## Listed records
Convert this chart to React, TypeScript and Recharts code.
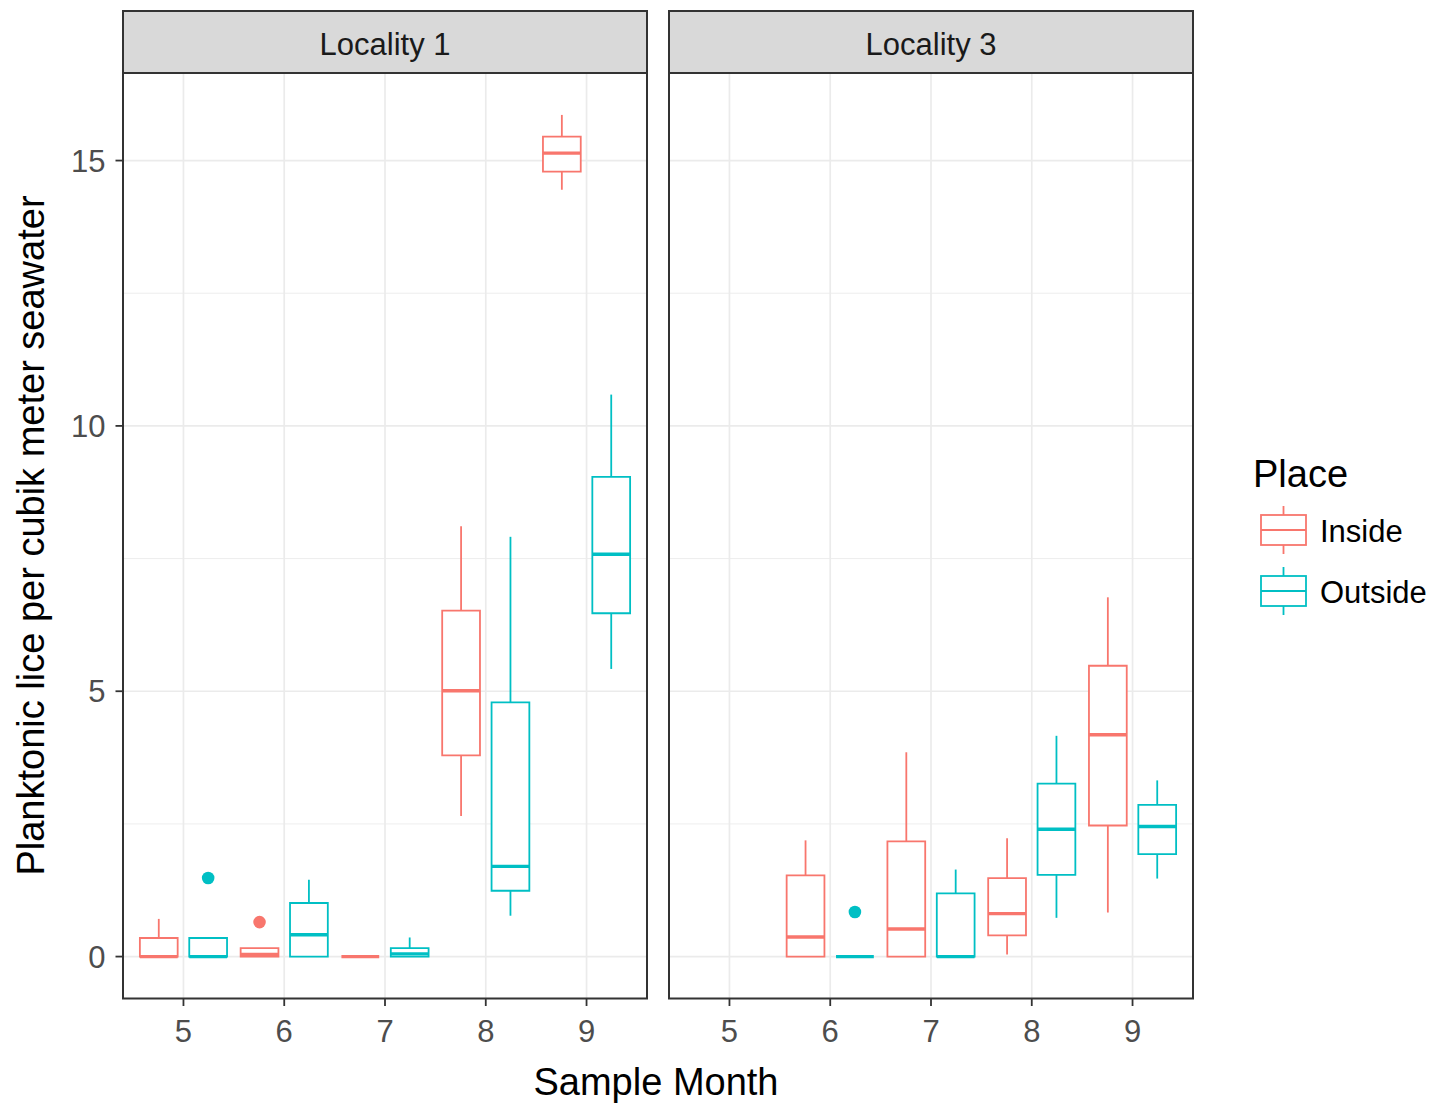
import React from 'react';
import {
  ComposedChart,
  XAxis,
  YAxis,
  Scatter,
  ReferenceArea,
  ReferenceLine,
} from 'recharts';

// ---------- data ----------
const months = ['5', '6', '7', '8', '9'];
const places = ['Inside', 'Outside'];
const localities = ['Locality 1', 'Locality 3'];

// [lower whisker, q1, median, q3, upper whisker]
type Stat = [number, number, number, number, number] | null;

const loc1Inside: Stat[] = [
  [0, 0, 0, 0.35, 0.71],
  [0, 0, 0.04, 0.16, 0.16],
  [0, 0, 0, 0, 0],
  [2.65, 3.79, 5.01, 6.52, 8.11],
  [14.45, 14.79, 15.14, 15.45, 15.86],
];
const loc1Outside: Stat[] = [
  [0, 0, 0, 0.35, 0.35],
  [0, 0, 0.41, 1.01, 1.45],
  [0, 0, 0.05, 0.16, 0.36],
  [0.77, 1.24, 1.7, 4.79, 7.91],
  [5.42, 6.47, 7.58, 9.04, 10.59],
];
const loc3Inside: Stat[] = [
  null,
  [0, 0, 0.37, 1.53, 2.19],
  [0, 0, 0.52, 2.17, 3.85],
  [0.04, 0.4, 0.81, 1.48, 2.23],
  [0.83, 2.47, 4.18, 5.48, 6.77],
];
const loc3Outside: Stat[] = [
  null,
  [0, 0, 0, 0, 0],
  [0, 0, 0, 1.19, 1.64],
  [0.73, 1.54, 2.4, 3.26, 4.16],
  [1.47, 1.93, 2.45, 2.86, 3.32],
];

const loc1InsideOutliers = [{ month: '6', value: 0.65 }];
const loc1OutsideOutliers = [{ month: '5', value: 1.48 }];
const loc3InsideOutliers: { month: string; value: number }[] = [];
const loc3OutsideOutliers = [{ month: '6', value: 0.84 }];

const yTicks = [0, 5, 10, 15];
const yMinor = [2.5, 7.5, 12.5];

// ---------- styling ----------
const COLORS = { Inside: '#F8766D', Outside: '#00BFC4' };
const FONT = '"Liberation Sans", Arial, Helvetica, sans-serif';
const SMALL = 31;
const LARGE = 38;
const Y_DOMAIN: [number, number] = [-0.79, 16.65];
const X_DOMAIN: [number, number] = [0.4, 5.6];
const DODGE = 0.245;
const BOX_W = 0.375;
const GRID = '#EBEBEB';
const DARK = '#333333';
const LW = 1.8;

const monthIndex = (m: string) => months.indexOf(m) + 1;

function buildBoxes(stats: Stat[], color: string, offset: number, key: string) {
  const areas: React.ReactNode[] = [];
  const lines: React.ReactNode[] = [];
  stats.forEach((s, i) => {
    if (!s) return;
    const [lo, q1, med, q3, hi] = s;
    const cx = i + 1 + offset;
    const x1 = cx - BOX_W / 2;
    const x2 = cx + BOX_W / 2;
    if (hi > q3) {
      lines.push(
        <ReferenceLine
          key={`${key}-hi-${i}`}
          segment={[{ x: cx, y: q3 }, { x: cx, y: hi }]}
          stroke={color}
          strokeWidth={LW}
          ifOverflow="visible"
          zIndex={20}
        />
      );
    }
    if (lo < q1) {
      lines.push(
        <ReferenceLine
          key={`${key}-lo-${i}`}
          segment={[{ x: cx, y: lo }, { x: cx, y: q1 }]}
          stroke={color}
          strokeWidth={LW}
          ifOverflow="visible"
          zIndex={20}
        />
      );
    }
    if (q3 > q1) {
      areas.push(
        <ReferenceArea
          key={`${key}-box-${i}`}
          x1={x1}
          x2={x2}
          y1={q1}
          y2={q3}
          fill="#ffffff"
          fillOpacity={1}
          stroke={color}
          strokeWidth={LW}
          ifOverflow="visible"
          zIndex={10}
        />
      );
    }
    lines.push(
      <ReferenceLine
        key={`${key}-med-${i}`}
        segment={[{ x: x1, y: med }, { x: x2, y: med }]}
        stroke={color}
        strokeWidth={3.4}
        ifOverflow="visible"
        zIndex={25}
      />
    );
  });
  return { areas, lines };
}

const dot = (color: string) => (p: any) =>
  <circle cx={p.cx} cy={p.cy} r={6.3} fill={color} />;

type PanelProps = {
  inside: Stat[];
  outside: Stat[];
  insideOut: { month: string; value: number }[];
  outsideOut: { month: string; value: number }[];
  showY: boolean;
  left: number;
  width: number;
  margin: { top: number; right: number; bottom: number; left: number };
  id: string;
};

function Panel({ inside, outside, insideOut, outsideOut, showY, left, width, margin, id }: PanelProps) {
  const a = buildBoxes(inside, COLORS.Inside, -DODGE, `${id}-in`);
  const b = buildBoxes(outside, COLORS.Outside, DODGE, `${id}-out`);
  const inPts = insideOut.map((o) => ({ x: monthIndex(o.month) - DODGE, y: o.value }));
  const outPts = outsideOut.map((o) => ({ x: monthIndex(o.month) + DODGE, y: o.value }));
  const tickStyle = { fill: '#4D4D4D', fontSize: SMALL, fontFamily: FONT };
  return (
    <div style={{ position: 'absolute', left, top: 0 }}>
      <ComposedChart width={width} height={1104} margin={margin}>
        <XAxis
          type="number"
          dataKey="x"
          domain={X_DOMAIN}
          ticks={[1, 2, 3, 4, 5]}
          tickFormatter={(v: number) => months[v - 1]}
          allowDataOverflow
          axisLine={false}
          tickLine={{ stroke: DARK, strokeWidth: LW }}
          tickSize={7.5}
          tickMargin={14}
          tick={tickStyle}
          height={60}
          interval={0}
        />
        <YAxis
          type="number"
          dataKey="y"
          domain={Y_DOMAIN}
          ticks={yTicks}
          allowDataOverflow
          hide={!showY}
          axisLine={false}
          tickLine={{ stroke: DARK, strokeWidth: LW }}
          tickSize={7.5}
          tickMargin={10}
          tick={tickStyle}
          width={60}
          interval={0}
        />
        {yMinor.map((v) => (
          <ReferenceLine key={`min-${v}`} y={v} stroke={GRID} strokeWidth={0.9} ifOverflow="visible" zIndex={1} />
        ))}
        {yTicks.map((v) => (
          <ReferenceLine key={`maj-${v}`} y={v} stroke={GRID} strokeWidth={1.7} ifOverflow="visible" zIndex={2} />
        ))}
        {months.map((m, i) => (
          <ReferenceLine key={`vx-${m}`} x={i + 1} stroke={GRID} strokeWidth={1.7} ifOverflow="visible" zIndex={2} />
        ))}
        {a.areas}
        {b.areas}
        {a.lines}
        {b.lines}
        <Scatter
          name="Inside outliers"
          data={inPts}
          dataKey="y"
          shape={dot(COLORS.Inside)}
          isAnimationActive={false}
          zIndex={30}
        />
        <Scatter
          name="Outside outliers"
          data={outPts}
          dataKey="y"
          shape={dot(COLORS.Outside)}
          isAnimationActive={false}
          zIndex={30}
        />
        <ReferenceArea
          x1={X_DOMAIN[0]}
          x2={X_DOMAIN[1]}
          y1={Y_DOMAIN[0]}
          y2={Y_DOMAIN[1]}
          fill="none"
          fillOpacity={0}
          stroke={DARK}
          strokeWidth={2}
          ifOverflow="visible"
          zIndex={40}
        />
      </ComposedChart>
    </div>
  );
}

function Strip({ left, label }: { left: number; label: string }) {
  return (
    <div
      style={{
        position: 'absolute',
        left,
        top: 10,
        width: 526,
        height: 64,
        boxSizing: 'border-box',
        border: `2px solid ${DARK}`,
        background: '#D9D9D9',
        display: 'flex',
        alignItems: 'center',
        justifyContent: 'center',
        fontFamily: FONT,
        fontSize: SMALL,
        color: '#1A1A1A',
        paddingTop: 5,
      }}
    >
      {label}
    </div>
  );
}

function LegendKey({ cy, color }: { cy: number; color: string }) {
  const cx = 1283.5;
  return (
    <g stroke={color} strokeWidth={LW} fill="#fff">
      <line x1={cx} x2={cx} y1={cy - 24} y2={cy - 15} />
      <line x1={cx} x2={cx} y1={cy + 15} y2={cy + 24} />
      <rect x={cx - 22.5} y={cy - 15} width={45} height={30} />
      <line x1={cx - 22.5} x2={cx + 22.5} y1={cy} y2={cy} />
    </g>
  );
}

export default function App() {
  return (
    <div style={{ position: 'absolute', left: 0, top: 0, width: 1445, height: 1104, background: '#fff' }}>
      <Panel
        id="p1"
        inside={loc1Inside}
        outside={loc1Outside}
        insideOut={loc1InsideOutliers}
        outsideOut={loc1OutsideOutliers}
        showY
        left={0}
        width={660}
        margin={{ top: 73, right: 13, bottom: 45.5, left: 63 }}
      />
      <Panel
        id="p3"
        inside={loc3Inside}
        outside={loc3Outside}
        insideOut={loc3InsideOutliers}
        outsideOut={loc3OutsideOutliers}
        showY={false}
        left={660}
        width={560}
        margin={{ top: 73, right: 27, bottom: 45.5, left: 9 }}
      />
      <Strip left={122} label={localities[0]} />
      <Strip left={668} label={localities[1]} />
      <svg
        width={1445}
        height={1104}
        style={{ position: 'absolute', left: 0, top: 0, pointerEvents: 'none' }}
        fontFamily={FONT}
      >
        <text
          transform="translate(43.5, 535.5) rotate(-90)"
          textAnchor="middle"
          fontSize={LARGE}
          fill="#000"
        >
          Planktonic lice per cubik meter seawater
        </text>
        <text x={656} y={1095} textAnchor="middle" fontSize={LARGE} fill="#000">
          Sample Month
        </text>
        <text x={1253} y={487} fontSize={LARGE} fill="#000">
          Place
        </text>
        <LegendKey cy={530} color={COLORS.Inside} />
        <LegendKey cy={591} color={COLORS.Outside} />
        <text x={1320} y={542} fontSize={SMALL} fill="#000">
          {places[0]}
        </text>
        <text x={1320} y={603} fontSize={SMALL} fill="#000">
          {places[1]}
        </text>
      </svg>
    </div>
  );
}
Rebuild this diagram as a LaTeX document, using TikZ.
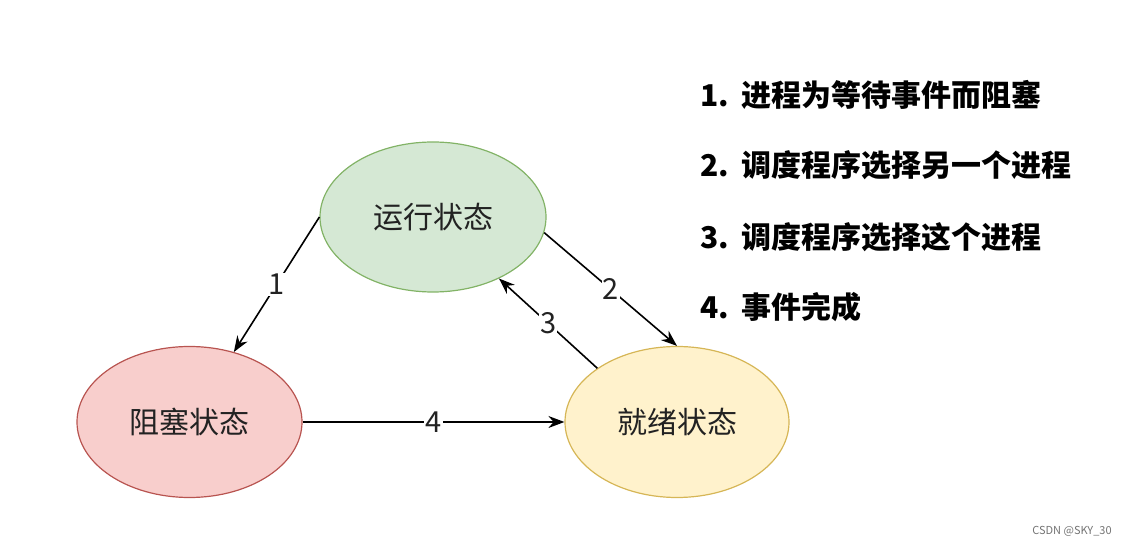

## What to produce
From the first line above to the line containing "const monthIndex = (m: string)", repeat each line exactly. Pictures stay out.

## The response
Convert this chart to React, TypeScript and Recharts code.
import React from 'react';
import {
  ComposedChart,
  XAxis,
  YAxis,
  Scatter,
  ReferenceArea,
  ReferenceLine,
} from 'recharts';

// ---------- data ----------
const months = ['5', '6', '7', '8', '9'];
const places = ['Inside', 'Outside'];
const localities = ['Locality 1', 'Locality 3'];

// [lower whisker, q1, median, q3, upper whisker]
type Stat = [number, number, number, number, number] | null;

const loc1Inside: Stat[] = [
  [0, 0, 0, 0.35, 0.71],
  [0, 0, 0.04, 0.16, 0.16],
  [0, 0, 0, 0, 0],
  [2.65, 3.79, 5.01, 6.52, 8.11],
  [14.45, 14.79, 15.14, 15.45, 15.86],
];
const loc1Outside: Stat[] = [
  [0, 0, 0, 0.35, 0.35],
  [0, 0, 0.41, 1.01, 1.45],
  [0, 0, 0.05, 0.16, 0.36],
  [0.77, 1.24, 1.7, 4.79, 7.91],
  [5.42, 6.47, 7.58, 9.04, 10.59],
];
const loc3Inside: Stat[] = [
  null,
  [0, 0, 0.37, 1.53, 2.19],
  [0, 0, 0.52, 2.17, 3.85],
  [0.04, 0.4, 0.81, 1.48, 2.23],
  [0.83, 2.47, 4.18, 5.48, 6.77],
];
const loc3Outside: Stat[] = [
  null,
  [0, 0, 0, 0, 0],
  [0, 0, 0, 1.19, 1.64],
  [0.73, 1.54, 2.4, 3.26, 4.16],
  [1.47, 1.93, 2.45, 2.86, 3.32],
];

const loc1InsideOutliers = [{ month: '6', value: 0.65 }];
const loc1OutsideOutliers = [{ month: '5', value: 1.48 }];
const loc3InsideOutliers: { month: string; value: number }[] = [];
const loc3OutsideOutliers = [{ month: '6', value: 0.84 }];

const yTicks = [0, 5, 10, 15];
const yMinor = [2.5, 7.5, 12.5];

// ---------- styling ----------
const COLORS = { Inside: '#F8766D', Outside: '#00BFC4' };
const FONT = '"Liberation Sans", Arial, Helvetica, sans-serif';
const SMALL = 31;
const LARGE = 38;
const Y_DOMAIN: [number, number] = [-0.79, 16.65];
const X_DOMAIN: [number, number] = [0.4, 5.6];
const DODGE = 0.245;
const BOX_W = 0.375;
const GRID = '#EBEBEB';
const DARK = '#333333';
const LW = 1.8;

const monthIndex = (m: string) => months.indexOf(m) + 1;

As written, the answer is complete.